La prise en considération de ce critère pour les déplacements de courtes distances – majoritaires en milieu urbain dense puisqu’en Île-de-France les trajets de moins de 3 km constituent 65 % de l’ensemble des déplacements (moyenne : 4,4 km) – tendra naturellement à favoriser l’usage du vélo et la micro-mobilité.

Outre la météo et le risque d’accident en l’absence de voie dédiée, on sait que le prix est un frein à l’usage des modes émergents. D’où l’idée d’une mutualisation des financements pour tous les modes de transport. Pourquoi l’usager des transports collectifs supporte 27 % du prix de revient de son déplacement et celui d’un mode en free floating 100 % ? D’autant plus que l’automobiliste ne paie pas l’usage de la voirie dont la valeur économique est particulièrement élevée dans le centre urbain, de l’ordre de 60 % du coût total d’un déplacement. Seul le secteur public peut s’inscrire dans une telle démarche. Pas tout à fait le modèle économique des GAFA.

Dans ces conditions, il est souhaitable que les acteurs qui détiennent entre leurs mains les leviers de la régulation de l’espace urbain – voirie, stationnement, vélos, trottinettes – s’impliquent dans cette démarche qui pourrait prendre la forme d’une plateforme numérique, que j’ai dénommée ALMOURS, pour ALgorithmes MObilités URbaineS. Elle permettrait à ses utilisateurs de voyager avec tous les modes de transports, sans oublier le covoiturage qui favorise aussi la réduction du coût de l’espace consommé par l’automobiliste.

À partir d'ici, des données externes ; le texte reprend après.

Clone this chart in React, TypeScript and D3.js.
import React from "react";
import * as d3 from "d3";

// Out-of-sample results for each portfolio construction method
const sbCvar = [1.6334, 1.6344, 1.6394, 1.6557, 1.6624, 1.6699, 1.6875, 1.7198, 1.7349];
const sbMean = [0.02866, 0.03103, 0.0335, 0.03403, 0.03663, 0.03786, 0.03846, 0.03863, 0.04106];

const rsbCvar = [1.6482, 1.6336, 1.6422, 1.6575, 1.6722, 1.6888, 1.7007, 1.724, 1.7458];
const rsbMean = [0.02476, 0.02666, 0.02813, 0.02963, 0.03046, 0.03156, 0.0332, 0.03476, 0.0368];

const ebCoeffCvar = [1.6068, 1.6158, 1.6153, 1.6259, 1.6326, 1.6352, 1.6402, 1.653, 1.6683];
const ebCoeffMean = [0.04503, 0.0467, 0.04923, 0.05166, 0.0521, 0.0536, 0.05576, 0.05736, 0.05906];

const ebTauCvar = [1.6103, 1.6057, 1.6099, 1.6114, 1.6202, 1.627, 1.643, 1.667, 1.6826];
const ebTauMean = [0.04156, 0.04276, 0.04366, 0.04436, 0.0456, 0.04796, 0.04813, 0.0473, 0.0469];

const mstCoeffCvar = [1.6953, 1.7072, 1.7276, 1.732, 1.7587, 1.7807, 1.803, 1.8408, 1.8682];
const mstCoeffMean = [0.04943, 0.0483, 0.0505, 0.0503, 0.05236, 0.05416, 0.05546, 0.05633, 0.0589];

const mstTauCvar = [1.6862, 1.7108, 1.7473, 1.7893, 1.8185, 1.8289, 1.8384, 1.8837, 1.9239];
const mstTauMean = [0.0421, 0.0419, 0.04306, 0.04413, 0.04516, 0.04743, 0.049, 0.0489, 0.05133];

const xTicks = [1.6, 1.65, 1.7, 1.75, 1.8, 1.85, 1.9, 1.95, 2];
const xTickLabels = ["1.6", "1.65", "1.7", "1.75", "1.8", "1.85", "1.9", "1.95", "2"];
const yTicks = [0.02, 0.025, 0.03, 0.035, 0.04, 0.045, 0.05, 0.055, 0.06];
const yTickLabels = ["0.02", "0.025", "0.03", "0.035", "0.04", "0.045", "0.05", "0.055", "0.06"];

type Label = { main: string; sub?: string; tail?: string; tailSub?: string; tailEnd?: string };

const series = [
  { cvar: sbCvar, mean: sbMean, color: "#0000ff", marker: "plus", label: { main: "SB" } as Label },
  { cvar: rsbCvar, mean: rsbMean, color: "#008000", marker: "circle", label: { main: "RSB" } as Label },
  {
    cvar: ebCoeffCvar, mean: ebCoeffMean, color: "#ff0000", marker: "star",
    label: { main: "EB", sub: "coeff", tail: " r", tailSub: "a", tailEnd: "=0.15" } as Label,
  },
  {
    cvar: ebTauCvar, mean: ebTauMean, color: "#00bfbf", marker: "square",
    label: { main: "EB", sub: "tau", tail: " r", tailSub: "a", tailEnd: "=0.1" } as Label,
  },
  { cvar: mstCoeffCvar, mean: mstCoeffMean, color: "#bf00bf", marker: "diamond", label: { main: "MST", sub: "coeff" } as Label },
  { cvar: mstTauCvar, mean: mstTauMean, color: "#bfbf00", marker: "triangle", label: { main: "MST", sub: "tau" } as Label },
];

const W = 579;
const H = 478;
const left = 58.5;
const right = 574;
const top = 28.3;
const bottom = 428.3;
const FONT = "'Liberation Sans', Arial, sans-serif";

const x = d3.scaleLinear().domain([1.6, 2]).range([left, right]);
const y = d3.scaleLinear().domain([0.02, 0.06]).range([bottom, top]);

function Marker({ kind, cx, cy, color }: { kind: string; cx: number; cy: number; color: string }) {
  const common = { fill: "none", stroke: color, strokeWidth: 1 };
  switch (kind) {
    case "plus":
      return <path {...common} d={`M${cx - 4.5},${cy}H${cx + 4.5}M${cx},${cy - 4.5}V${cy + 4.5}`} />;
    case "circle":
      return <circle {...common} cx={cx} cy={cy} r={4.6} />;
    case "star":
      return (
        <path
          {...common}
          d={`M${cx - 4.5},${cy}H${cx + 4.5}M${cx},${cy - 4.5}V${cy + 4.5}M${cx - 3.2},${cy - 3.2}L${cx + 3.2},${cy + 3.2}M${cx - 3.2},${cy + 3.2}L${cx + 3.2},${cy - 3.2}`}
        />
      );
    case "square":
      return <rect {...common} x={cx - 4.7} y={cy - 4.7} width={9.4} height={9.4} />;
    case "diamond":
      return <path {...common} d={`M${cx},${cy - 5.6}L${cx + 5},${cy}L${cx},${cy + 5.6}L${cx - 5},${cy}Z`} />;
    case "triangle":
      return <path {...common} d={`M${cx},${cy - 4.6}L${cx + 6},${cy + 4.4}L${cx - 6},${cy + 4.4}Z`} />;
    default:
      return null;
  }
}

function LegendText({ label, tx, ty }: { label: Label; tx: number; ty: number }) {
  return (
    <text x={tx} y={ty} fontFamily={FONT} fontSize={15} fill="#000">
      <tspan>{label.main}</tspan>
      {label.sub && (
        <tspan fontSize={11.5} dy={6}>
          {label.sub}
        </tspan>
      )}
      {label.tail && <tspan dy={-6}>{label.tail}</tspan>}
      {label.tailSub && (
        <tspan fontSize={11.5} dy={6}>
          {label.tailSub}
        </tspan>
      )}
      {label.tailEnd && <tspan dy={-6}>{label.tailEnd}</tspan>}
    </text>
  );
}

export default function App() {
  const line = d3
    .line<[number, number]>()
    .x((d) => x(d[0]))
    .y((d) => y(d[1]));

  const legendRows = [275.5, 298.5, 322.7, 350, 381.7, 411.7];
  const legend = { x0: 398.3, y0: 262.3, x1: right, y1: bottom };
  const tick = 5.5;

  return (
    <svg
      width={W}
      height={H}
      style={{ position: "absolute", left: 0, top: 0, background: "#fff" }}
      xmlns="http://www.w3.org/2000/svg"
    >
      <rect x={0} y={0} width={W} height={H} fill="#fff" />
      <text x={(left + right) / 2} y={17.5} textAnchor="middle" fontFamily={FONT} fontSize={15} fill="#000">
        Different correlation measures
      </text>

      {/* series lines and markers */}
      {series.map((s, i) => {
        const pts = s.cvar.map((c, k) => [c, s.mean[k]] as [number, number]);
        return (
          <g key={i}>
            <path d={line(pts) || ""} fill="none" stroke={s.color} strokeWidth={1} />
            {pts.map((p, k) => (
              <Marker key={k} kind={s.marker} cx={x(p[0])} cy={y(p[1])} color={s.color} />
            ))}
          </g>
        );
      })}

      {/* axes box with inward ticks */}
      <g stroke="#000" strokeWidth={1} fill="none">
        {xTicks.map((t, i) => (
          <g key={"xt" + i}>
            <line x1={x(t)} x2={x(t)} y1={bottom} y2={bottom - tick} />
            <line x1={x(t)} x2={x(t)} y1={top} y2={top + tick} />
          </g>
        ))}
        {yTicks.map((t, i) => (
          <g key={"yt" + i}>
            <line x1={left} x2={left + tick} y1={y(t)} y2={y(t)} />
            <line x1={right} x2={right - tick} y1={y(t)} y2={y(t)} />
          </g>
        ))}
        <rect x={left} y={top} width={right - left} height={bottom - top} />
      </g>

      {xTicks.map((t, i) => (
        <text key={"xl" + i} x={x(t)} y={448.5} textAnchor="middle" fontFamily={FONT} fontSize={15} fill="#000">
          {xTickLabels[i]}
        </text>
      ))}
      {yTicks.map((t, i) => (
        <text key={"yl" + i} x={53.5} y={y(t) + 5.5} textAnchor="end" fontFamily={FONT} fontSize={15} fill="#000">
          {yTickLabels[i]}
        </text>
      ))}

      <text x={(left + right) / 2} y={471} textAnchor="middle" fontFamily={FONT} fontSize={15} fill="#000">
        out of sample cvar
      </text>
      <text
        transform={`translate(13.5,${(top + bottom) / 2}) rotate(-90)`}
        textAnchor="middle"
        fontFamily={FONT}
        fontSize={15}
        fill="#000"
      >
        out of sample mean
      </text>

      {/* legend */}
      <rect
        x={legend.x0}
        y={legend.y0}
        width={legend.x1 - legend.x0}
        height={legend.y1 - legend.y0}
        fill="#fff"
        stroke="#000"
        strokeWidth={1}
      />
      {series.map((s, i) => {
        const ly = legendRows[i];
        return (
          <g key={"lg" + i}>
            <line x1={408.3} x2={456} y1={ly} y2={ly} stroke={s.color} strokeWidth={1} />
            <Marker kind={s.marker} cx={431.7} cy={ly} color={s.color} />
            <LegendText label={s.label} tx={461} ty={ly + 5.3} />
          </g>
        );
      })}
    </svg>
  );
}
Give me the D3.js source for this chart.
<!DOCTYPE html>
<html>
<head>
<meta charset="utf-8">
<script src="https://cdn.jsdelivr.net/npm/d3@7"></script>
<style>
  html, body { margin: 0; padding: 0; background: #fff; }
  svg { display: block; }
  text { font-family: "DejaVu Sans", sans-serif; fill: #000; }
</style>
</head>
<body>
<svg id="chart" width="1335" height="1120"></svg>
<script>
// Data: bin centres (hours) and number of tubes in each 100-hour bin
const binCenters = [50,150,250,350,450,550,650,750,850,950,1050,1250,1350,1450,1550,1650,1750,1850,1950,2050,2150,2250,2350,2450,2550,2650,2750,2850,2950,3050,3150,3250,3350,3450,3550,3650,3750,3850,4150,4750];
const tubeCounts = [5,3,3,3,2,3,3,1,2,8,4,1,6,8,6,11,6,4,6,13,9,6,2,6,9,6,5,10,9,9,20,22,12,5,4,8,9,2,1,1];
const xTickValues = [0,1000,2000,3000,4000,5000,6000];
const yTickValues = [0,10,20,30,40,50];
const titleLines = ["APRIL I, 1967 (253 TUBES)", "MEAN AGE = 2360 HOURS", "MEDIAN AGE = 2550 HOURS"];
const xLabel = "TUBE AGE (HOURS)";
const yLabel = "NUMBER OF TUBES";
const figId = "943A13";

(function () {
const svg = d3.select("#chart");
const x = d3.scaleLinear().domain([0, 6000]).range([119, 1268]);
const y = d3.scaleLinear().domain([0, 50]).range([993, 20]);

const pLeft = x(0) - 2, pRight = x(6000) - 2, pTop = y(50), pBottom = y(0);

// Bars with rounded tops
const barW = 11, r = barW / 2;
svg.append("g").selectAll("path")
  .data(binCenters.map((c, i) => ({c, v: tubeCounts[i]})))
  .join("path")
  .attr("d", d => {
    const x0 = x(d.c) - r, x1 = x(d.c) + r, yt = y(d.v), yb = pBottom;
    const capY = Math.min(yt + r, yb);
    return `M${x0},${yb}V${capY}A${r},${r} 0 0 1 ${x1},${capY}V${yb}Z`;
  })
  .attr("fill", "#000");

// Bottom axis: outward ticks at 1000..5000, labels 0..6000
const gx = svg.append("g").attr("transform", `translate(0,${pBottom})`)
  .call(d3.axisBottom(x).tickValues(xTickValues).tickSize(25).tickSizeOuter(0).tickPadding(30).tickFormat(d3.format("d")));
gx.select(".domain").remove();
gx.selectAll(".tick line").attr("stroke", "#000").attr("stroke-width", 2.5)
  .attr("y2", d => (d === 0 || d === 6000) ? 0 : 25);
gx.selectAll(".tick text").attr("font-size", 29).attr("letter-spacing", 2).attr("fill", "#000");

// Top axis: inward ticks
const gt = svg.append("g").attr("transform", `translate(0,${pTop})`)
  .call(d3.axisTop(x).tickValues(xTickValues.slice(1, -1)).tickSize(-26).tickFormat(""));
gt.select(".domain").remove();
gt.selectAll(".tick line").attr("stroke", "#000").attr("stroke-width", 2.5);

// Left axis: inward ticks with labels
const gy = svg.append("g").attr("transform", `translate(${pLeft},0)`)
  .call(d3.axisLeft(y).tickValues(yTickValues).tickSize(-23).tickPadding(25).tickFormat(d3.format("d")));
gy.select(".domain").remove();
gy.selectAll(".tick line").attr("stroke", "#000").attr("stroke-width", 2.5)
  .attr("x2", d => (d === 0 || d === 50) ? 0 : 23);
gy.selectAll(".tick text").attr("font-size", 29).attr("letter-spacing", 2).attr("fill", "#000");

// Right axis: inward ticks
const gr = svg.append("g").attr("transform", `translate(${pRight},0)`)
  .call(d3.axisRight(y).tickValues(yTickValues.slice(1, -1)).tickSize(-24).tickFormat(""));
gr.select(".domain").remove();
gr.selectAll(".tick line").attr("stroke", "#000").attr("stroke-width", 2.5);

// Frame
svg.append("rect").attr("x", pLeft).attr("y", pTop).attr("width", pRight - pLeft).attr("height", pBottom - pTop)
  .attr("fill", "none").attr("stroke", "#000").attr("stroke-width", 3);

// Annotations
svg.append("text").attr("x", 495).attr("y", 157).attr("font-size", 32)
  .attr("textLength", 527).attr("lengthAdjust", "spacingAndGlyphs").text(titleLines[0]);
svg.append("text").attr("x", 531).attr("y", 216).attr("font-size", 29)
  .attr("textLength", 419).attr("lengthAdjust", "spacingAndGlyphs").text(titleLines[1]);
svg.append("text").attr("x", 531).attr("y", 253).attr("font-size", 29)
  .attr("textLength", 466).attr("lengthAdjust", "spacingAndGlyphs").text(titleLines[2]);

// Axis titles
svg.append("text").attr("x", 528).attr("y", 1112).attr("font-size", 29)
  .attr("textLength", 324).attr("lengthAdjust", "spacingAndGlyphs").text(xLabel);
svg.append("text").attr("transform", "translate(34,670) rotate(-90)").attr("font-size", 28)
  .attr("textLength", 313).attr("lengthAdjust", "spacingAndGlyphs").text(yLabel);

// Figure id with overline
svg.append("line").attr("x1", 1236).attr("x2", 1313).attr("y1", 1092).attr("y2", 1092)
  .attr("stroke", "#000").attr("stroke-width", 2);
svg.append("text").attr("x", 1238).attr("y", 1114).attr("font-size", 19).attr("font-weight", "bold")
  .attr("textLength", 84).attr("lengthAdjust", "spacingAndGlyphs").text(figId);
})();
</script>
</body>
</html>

Il appartient aux autorités organisatrices de la mobilité de se mobiliser sur cet enjeu. Il y a d’ailleurs peut-être une opportunité pour la Métropole du Grand Paris de jouer un rôle dans l’organisation des mobilités de surface. Parce que les communes qui la composent ont déjà la compétence de la gestion de l’espace urbain. Tout ceci devra se faire en bonne intelligence avec l’autorité organisatrice régionale Île-de-France Mobilités, avec pour ambition l’essor d’un Grand Paris de toutes les mobilités.